Europe’s first public theatre is easy to miss, but here’s why you don’t want to overlook it when visiting Hvar, Croatia
I don’t remember how I happened to have learned about the Hvar Public Theatre before visiting the island of Hvar, Croatia, but I’m glad I stumbled upon it during my day exploring Hvar.
When I walked into the old theater with my sister, Ang, it became clear not a lot of other people had heard of it either because we were the only ones there.
The aloof teenager in the adjacent room had taken our 10 KN, but besides that, it was just Ang, me and a 200-year old stage.
And a staircase with no rope.
“We can go up there, right?” I asked. The staircase that mirrored this one on the opposite side of the room had a thick rope covering it, but no such rope was over on this side.
Ang and I had already explored what had once been the main seating area and read the informational posters propped in each of the box seat sections around the perimeter that talked about the history of the theatre and the restoration it was currently undergoing.
We learned the theater was built in 1612 and had the unique distinction of being open to citizens of all social status. This was unheard of at the time in Europe and as a result, the Hvar Public Theatre became the first public theater in Europe.
We also learned more about the painstaking restoration work and the progress that had been made, such as with the Girl Playing an Organ painting, located on the medallion on the eastern part of the ceiling. The work of art had originally been painted on paper and glued to the ceiling. This obviously did not hold up well and has been restored to look close to its original prominence again.

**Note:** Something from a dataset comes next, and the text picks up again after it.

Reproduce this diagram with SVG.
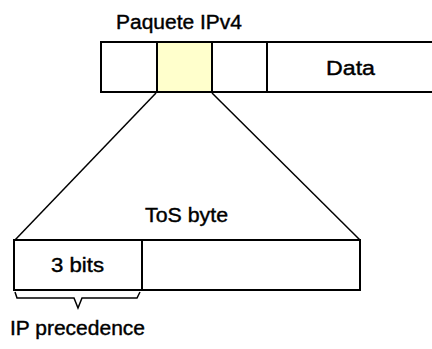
<svg xmlns="http://www.w3.org/2000/svg" width="432" height="349" viewBox="0 0 432 349">
<style>
.box{fill:#fff;stroke:#000;stroke-width:2}
.ln{fill:none;stroke:#000;stroke-width:1.5}
text{font-family:"Liberation Sans",Arial,sans-serif;font-size:20px;fill:#000;stroke:#000;stroke-width:0.4}
</style>
<rect x="0" y="0" width="432" height="349" fill="#fff"/>
<g id="packet">
<text x="116" y="29" textLength="126" lengthAdjust="spacingAndGlyphs">Paquete IPv4</text>
<rect class="box" x="101" y="42" width="340" height="50"/>
<rect x="157" y="43" width="55" height="48" fill="#ffffcc"/>
<line class="box" x1="157" y1="42" x2="157" y2="92"/>
<line class="box" x1="212" y1="42" x2="212" y2="92"/>
<line class="box" x1="267" y1="42" x2="267" y2="92"/>
<text x="326" y="75" textLength="49" lengthAdjust="spacingAndGlyphs">Data</text>
</g>
<g id="connectors">
<line class="ln" x1="156" y1="93" x2="15" y2="240"/>
<line class="ln" x1="212" y1="93" x2="360" y2="240"/>
<path class="ln" d="M15,292 L17,298 L74,298 L78,308 L82,298 L137,298 L140,292"/>
</g>
<g id="tos">
<text x="145" y="222" textLength="83" lengthAdjust="spacingAndGlyphs">ToS byte</text>
<rect class="box" x="14" y="240" width="346" height="50"/>
<line class="box" x1="142" y1="240" x2="142" y2="290"/>
<text x="51" y="272" textLength="53" lengthAdjust="spacingAndGlyphs">3 bits</text>
</g>
<g id="label">
<text x="10" y="335" textLength="135" lengthAdjust="spacingAndGlyphs">IP precedence</text>
</g>
</svg>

Despite being under restoration, the theatre hasn’t lost its allure. In fact, its slightly undone look actually helps to transport you back hundreds of years. I got a good feel for what it would have been like to attend a show there in the 17th century.
The lack of other people touring the theater (still a big fat zero twenty minutes after we arrived) meant we were able to put on our own show and have fun with the accessible stage area.
The back of the stage is especially interesting as it still has some of the original fresco from 1819 on it.
So…as I mentioned, we had explored the main floor of the theatre quite extensively and were now staring at the staircase.
“I don’t see why we can’t go up. There’s no rope,” Ang replied in response to my question on if we could ascend the stairs.
I agreed and up we went.
In retrospect, maybe we should have been a bit more hesitant and concerned about, you know, falling through the floor or something, and checked with the boy at the entrance if it was safe. We were in an old building after all! But the footprints on the ground and the fingerprints in the dust we saw up there made us continue to think it was safe and open to visitors, so we kept exploring.
Luckily we didn’t smash through any old beams or topple over a banister, and exploring the upstairs and downstairs of Hvar Theatre became one of my most favorite travel experiences ever.
It is so rare traveling in Europe in the summer to have a historic building ALL TO YOURSELF that we wanted to soak up every corner of it.
What we originally figured would be a quick 10-minute visit to the theater ended up turning into an hour visit, mostly because we wanted to take advantage of the history…and the quietness.
We were in Hvar with our mom and other sister who spent the day by Podstine Hotel’s sea terrace, and when we got back to the hotel we told them they had to check out Hvar Theatre before leaving the island. They went the next evening and reported back that there were a few other people there so wasn’t quite the same ambiance Ang and I had – though I was glad to hear people actually were aware of this special place in Hvar.
“Did you go upstairs?” I asked.
“We couldn’t. There was a rope,” mom answered.
Ang and I exchanged a look.
Oops. Well, at least we didn’t fall through the floor!
Visiting Hvar Theatre Quick Tips
You may not be able to go upstairs, but the Hvar Theatre is definitely still worth some of your time while in Hvar.
Address: Arsenal Building, Trg Svetog Stjepana (the southern side of St Stephen’s Square)
Hours: Open daily from 8 a.m. – 10 p.m.